Data rows:
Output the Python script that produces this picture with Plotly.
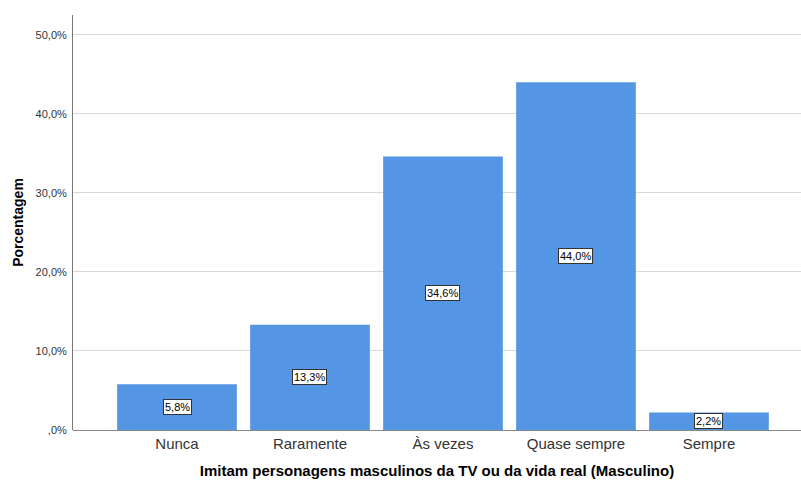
import plotly.graph_objects as go

categories = ["Nunca", "Raramente", "Às vezes", "Quase sempre", "Sempre"]
percentages = [5.8, 13.3, 34.6, 44.0, 2.2]
y_tick_values = [0, 10, 20, 30, 40, 50]
y_tick_labels = [",0%", "10,0%", "20,0%", "30,0%", "40,0%", "50,0%"]

FONT = "Liberation Sans, Arial, sans-serif"
BAR_COLOR = "#5596e4"

x_pos = list(range(len(categories)))

fig = go.Figure()
fig.add_trace(go.Bar(
    x=x_pos,
    y=percentages,
    width=0.9,
    marker=dict(color=BAR_COLOR, line=dict(width=0)),
    hoverinfo="skip",
))

# value labels in boxed tags at mid-height of each bar
for xi, v in zip(x_pos, percentages):
    fig.add_annotation(
        x=xi, y=v / 2,
        text=f"{v:.1f}%".replace(".", ","),
        showarrow=False,
        font=dict(family=FONT, size=11, color="#000000"),
        bgcolor="#ffffff",
        bordercolor="#333333",
        borderwidth=1,
        borderpad=1,
    )

fig.update_layout(
    width=801, height=484,
    margin=dict(l=73, r=0, t=15, b=54),
    paper_bgcolor="#ffffff",
    plot_bgcolor="#ffffff",
    showlegend=False,
    font=dict(family=FONT, color="#333333"),
    xaxis=dict(
        range=[-0.782, 4.692],
        tickvals=x_pos,
        ticktext=categories,
        tickfont=dict(family=FONT, size=15, color="#333333"),
        ticklabelstandoff=3,
        showgrid=False,
        zeroline=False,
        showline=False,
        ticks="",
        title=dict(
            text="<b>Imitam personagens masculinos da TV ou da vida real (Masculino)</b>",
            font=dict(family=FONT, size=15, color="#000000"),
            standoff=14,
        ),
    ),
    yaxis=dict(
        range=[0, 52.5],
        tickvals=y_tick_values,
        ticktext=y_tick_labels,
        tickfont=dict(family=FONT, size=11, color="#333333"),
        showgrid=True,
        gridcolor="#d9d9d9",
        gridwidth=1,
        zeroline=True,
        zerolinecolor="#888888",
        zerolinewidth=1,
        showline=True,
        linecolor="#777777",
        linewidth=1,
        ticks="",
        ticklen=0,
        ticklabelstandoff=3,
        title=dict(
            text="<b>Porcentagem</b>",
            font=dict(family=FONT, size=14, color="#000000"),
            standoff=8,
        ),
    ),
)

fig.write_html("out.html")
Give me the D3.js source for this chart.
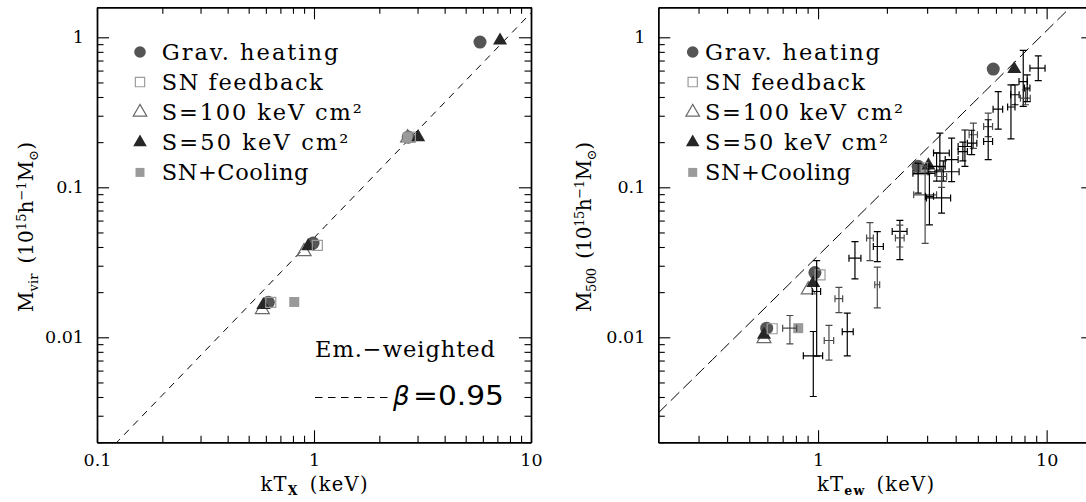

Exercise aim:
In the entries above, identify every line with the string "this".

Response to the exercise:
Output the Python script that produces this picture with Plotly.
Give me the D3.js source for this chart.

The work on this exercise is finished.